_The problem_. Begin with the first line of the material and copy each line word for word through the line that contains "import plotly.graph_objects as go"; the pictures are left out.
++++++++++
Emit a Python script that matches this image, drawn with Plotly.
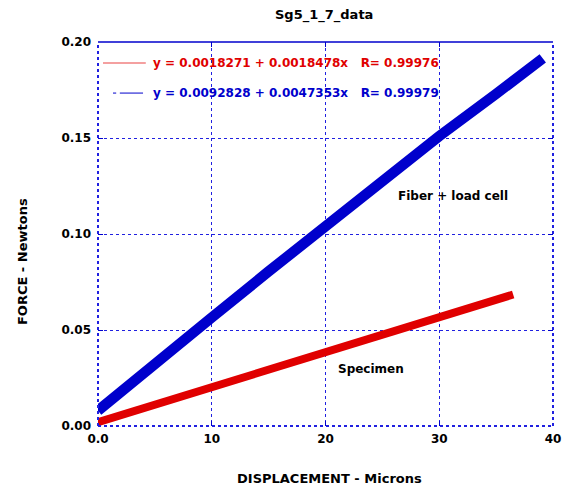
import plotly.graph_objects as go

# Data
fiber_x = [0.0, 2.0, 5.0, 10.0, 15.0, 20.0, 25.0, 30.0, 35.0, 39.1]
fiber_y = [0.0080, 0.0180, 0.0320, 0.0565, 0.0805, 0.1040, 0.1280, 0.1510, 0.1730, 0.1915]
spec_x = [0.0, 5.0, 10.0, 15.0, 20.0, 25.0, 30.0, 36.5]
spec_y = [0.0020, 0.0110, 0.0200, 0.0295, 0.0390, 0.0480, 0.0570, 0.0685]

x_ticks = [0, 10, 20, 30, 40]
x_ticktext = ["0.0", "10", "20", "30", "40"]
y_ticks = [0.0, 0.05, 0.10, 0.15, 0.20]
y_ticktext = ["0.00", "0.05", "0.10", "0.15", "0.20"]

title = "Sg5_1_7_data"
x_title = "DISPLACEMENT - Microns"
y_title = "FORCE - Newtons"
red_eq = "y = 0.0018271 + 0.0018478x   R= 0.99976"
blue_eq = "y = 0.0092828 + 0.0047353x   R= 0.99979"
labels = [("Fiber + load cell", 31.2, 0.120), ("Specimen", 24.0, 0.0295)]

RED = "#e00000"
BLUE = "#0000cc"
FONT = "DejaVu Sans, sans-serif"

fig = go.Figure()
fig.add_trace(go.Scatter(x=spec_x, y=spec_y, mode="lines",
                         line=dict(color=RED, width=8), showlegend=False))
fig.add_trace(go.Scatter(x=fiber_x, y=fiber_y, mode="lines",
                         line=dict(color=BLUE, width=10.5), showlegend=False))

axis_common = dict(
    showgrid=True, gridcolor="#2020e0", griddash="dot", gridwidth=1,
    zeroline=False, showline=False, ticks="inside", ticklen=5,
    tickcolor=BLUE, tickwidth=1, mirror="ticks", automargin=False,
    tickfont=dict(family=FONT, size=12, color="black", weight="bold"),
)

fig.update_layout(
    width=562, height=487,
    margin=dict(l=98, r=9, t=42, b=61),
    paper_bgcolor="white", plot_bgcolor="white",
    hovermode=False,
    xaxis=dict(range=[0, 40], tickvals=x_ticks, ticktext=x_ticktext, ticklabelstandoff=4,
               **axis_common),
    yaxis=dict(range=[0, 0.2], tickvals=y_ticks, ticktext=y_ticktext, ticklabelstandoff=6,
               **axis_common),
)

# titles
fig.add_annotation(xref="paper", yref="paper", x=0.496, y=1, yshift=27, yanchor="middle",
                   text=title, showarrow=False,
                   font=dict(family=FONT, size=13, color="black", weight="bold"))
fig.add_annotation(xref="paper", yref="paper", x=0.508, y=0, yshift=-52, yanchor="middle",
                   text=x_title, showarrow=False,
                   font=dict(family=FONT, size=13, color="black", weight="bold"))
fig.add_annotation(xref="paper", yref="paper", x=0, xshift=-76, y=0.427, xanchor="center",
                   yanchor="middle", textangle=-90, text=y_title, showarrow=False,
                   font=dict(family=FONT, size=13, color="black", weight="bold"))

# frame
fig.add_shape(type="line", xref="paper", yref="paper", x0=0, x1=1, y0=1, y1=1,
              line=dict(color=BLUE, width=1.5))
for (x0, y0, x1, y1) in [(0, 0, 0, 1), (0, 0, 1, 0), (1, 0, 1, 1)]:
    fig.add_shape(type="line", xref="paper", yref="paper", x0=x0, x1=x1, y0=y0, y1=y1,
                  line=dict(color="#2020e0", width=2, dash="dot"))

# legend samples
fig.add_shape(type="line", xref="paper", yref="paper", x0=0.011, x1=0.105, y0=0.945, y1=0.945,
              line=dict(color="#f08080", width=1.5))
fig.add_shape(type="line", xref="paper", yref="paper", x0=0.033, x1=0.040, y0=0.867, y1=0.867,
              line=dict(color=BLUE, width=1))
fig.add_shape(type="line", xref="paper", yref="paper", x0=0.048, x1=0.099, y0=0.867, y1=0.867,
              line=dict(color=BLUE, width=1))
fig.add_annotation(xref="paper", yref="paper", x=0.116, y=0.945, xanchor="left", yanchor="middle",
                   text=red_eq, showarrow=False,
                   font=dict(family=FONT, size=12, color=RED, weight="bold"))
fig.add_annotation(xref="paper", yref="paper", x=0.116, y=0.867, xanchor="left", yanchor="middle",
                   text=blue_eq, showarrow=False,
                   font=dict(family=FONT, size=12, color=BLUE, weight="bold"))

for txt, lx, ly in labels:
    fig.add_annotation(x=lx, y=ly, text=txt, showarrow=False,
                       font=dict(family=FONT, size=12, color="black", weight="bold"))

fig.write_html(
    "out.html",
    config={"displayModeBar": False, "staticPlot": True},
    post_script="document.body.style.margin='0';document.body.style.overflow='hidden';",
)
++++++++++
_Task answer_.
Emit a Python script that matches this image, drawn with Plotly.
import plotly.graph_objects as go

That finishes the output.